One hundred Junes ago, the world had a go at ensuring peace for Europe. Heads of state convened in a palace in the suburbs of Paris and tried to resolve 51 months of war. One of the products of the meeting, the Treaty of Versailles, is now treated as a failure.
“I think that Versailles is tinged almost forever with this kind of air of disillusionment and sorrow that all that suffering didn’t lead to something more conclusive and inspiring,” says Ian McKay, director of the L.R. Wilson Institute for Canadian History at McMaster University. “So maybe that’s why we’re not celebrating the anniversary.”
June 28 marks the centennial of the signing of the treaty, the document that formally ended the First World War. It was a product of the Paris Peace Conference, which also created the League of Nations, the predecessor to the United Nations.
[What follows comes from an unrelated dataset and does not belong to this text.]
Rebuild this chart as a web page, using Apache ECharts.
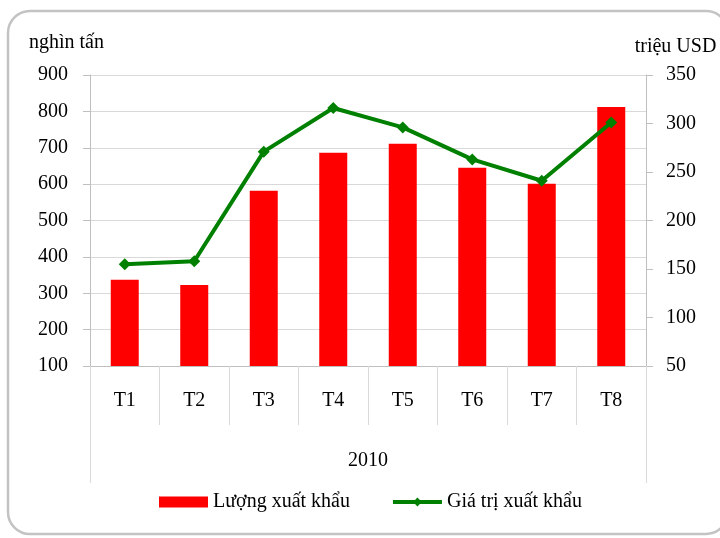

The treaty focused on Germany, to which it assigned new borders and — most controversially — blame for the war.
Other centenaries of the Great War have attracted great ceremony. For the Armistice in November 2018 and the Battle of Vimy Ridge in 2017, Prime Minister Justin Trudeau joined other world leaders in France.
The prime minister is not marking the anniversary of the Treaty of Versailles; his office says Veterans Affairs Minister Lawrence MacAulay and Defence Minister Harjit Sajjan will post about it on social media. The lack of celebration could be explained by the treaty’s failures. It is criticized for being too harsh on Germany and contributing to its aggression in the 1930s and ’40s. The treaty also did not prevent wars in the Balkans, Turkey and Eastern Ukraine. Still, some historians urge people to remember the treaty not so much to learn from it as to prevent them from romanticizing the war’s legacy.